Again,thank you to all of you for responding, I look forward to bothering ya'll with more questions in the future! (thumb)
-Chris

I figured it brought a pretty penny. For mileage that low, the excellent condition and the mods, I think it's a fair price. Supply and demand.
 
I'M GETTIN' A NEW RADIATOR FOR FREEEEE!!!
Sorry, owning old Jeeps with NO warranty, I'm kinda stoked!! (thumb)
 
mazda

bought my msp from nissan, who with there "extended warranty" has done nothing to help. but bringing it to mazda they haven't even second guessed anything, ecu reflash, new intercooler pipe and bov, new cd player, and a few suspension bushing and odds and ends. there awesome over there, makes me wanna stay with them forever since i haven't heard of one person having good luck with their warranties at other dealerships.

mazda (first)
 
Aaah, to have still had my warranty when my radiator was punctured a couple months ago. That would've been so lovely. But good for you, for having that covered under warranty! My dealership bitched when I threw a CEL back in the day (from a loose gas cap), and they tried to blame it on 'that silver pipe' -- which, at the time, was my Injen CAI. Idiots.

Anyway! Like people have been saying, coolant is always something of an 'issue' with the MSP. The day I drove mine home, one of the clamps gave out, hose popped off, and there went all my coolant into a big puddle in the driveway. Just make sure to keep an eye on all your coolant lines, the clamps on said lines, and your resevoir tank.

I run a Greddy Type RS BOV. I have no problems. Then again, I also have a relocated MAF. If you relocate your MAF to the previously mentioned location (between the throttle body and the cold intercooler pipe), you can pretty much install whatever BOV you want. You just might have to make some adjustments on the BOV itself, if that.

I noticed that you have just the front motor mount. You might want to consider getting a rear as well, to even things out. Our stock mounts pretty much suck -- so if you replace one, you tend to have to replace the 'opposite' mount, otherwise it deteriorates faster than normal.

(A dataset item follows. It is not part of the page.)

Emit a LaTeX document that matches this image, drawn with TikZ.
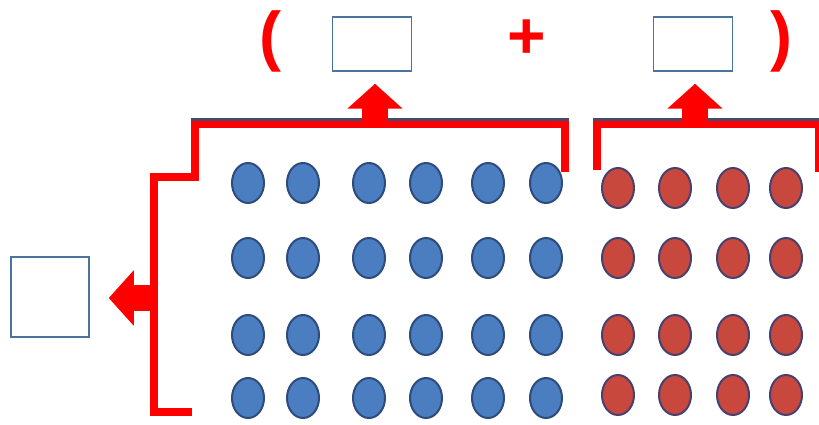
\documentclass[tikz,border=0pt]{standalone}
\usepackage{fontspec}
\setmainfont{Liberation Sans}
\usetikzlibrary{arrows.meta,shapes.geometric}
\definecolor{dotblue}{RGB}{74,126,193}
\definecolor{dotred}{RGB}{200,72,62}
\definecolor{rimblue}{RGB}{45,75,125}
\definecolor{rimred}{RGB}{70,65,110}
\definecolor{boxblue}{RGB}{75,115,155}
\definecolor{baredge}{RGB}{70,75,110}
\newcommand{\signSize}[0]{\fontsize{66}{70}\selectfont}

\begin{document}
\begin{tikzpicture}[x=1pt, y=-1pt]
  \tikzset{answer box/.style={draw=boxblue, line width=1.5pt, inner sep=0pt,
      minimum width=79pt, minimum height=54pt},
    sign/.style={text=red, font=\bfseries\signSize, inner sep=0pt},
    bracket/.style={draw=red, line width=8pt},
    bar edge/.style={draw=baredge, line width=2.5pt},
    block arrow/.style={draw=red, line width=26pt,
      -{Triangle[width=54pt,length=25pt]}},
    dot/.style={ellipse, line width=2pt, inner sep=0pt,
      minimum width=32pt, minimum height=40pt},
    blue dot/.style={dot, draw=rimblue, fill=dotblue},
    red dot/.style={dot, draw=rimred, fill=dotred}}
  \useasboundingbox (0,0) rectangle (819,425);
  \node[sign] (open) at (270,41) {(};
  \node[answer box] (first) at (372,44) {};
  \node[sign] (plus) at (527,39) {+};
  \node[answer box] (second) at (693,44) {};
  \node[sign] (close) at (781,41) {)};
  \node[answer box, minimum width=78pt, minimum height=80pt] (total) at (50,297) {};
  \foreach \x [count=\c] in {248,303,369,426,488,546}
    \foreach \y [count=\r] in {183,258,335,398}
      \node[blue dot] (b\r\c) at (\x,\y) {};
  \foreach \x [count=\c] in {618,675,733,786}
    \foreach \y [count=\r] in {188,258,335,395}
      \node[red dot] (r\r\c) at (\x,\y) {};
  \draw[bracket] (565,172) -- (565,124.5) -- (195,124.5) -- (195,177)
    -- (154,177) -- (154,412) -- (192,412);
  \draw[bracket] (597,170) -- (597,124.5) -- (819,124.5) -- (819,172);
  \draw[bar edge] (191,119.5) -- (569,119.5);
  \draw[bar edge] (593,119.5) -- (819,119.5);
  \coordinate (up1) at (375,124);
  \coordinate (up2) at (695,124);
  \coordinate (left) at (154,298);
  \draw[block arrow, shorten >=12pt] (up1) -- (up1 |- first.south);
  \draw[block arrow, shorten >=12pt] (up2) -- (up2 |- second.south);
  \draw[block arrow, shorten >=19pt] (left) -- (left -| total.east);
\end{tikzpicture}
\end{document}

However, be aware that if you upgrade the rear mount, that you'll be getting some cabin vibration.

If you're going to pick up a Unichip, I highly suggest you having it tuned by either someone on the forums (JDM Sam did mine), or from an authorized Unichip dealer if one's located near you. I've noticed that the people who have Unichip problems don't seem to have tuned their maps specifically for their car.

Whatever you do, RESIST the tempation to turn up your boost before you have some type of EMS!! That is THE fastest way to blow up your MSP.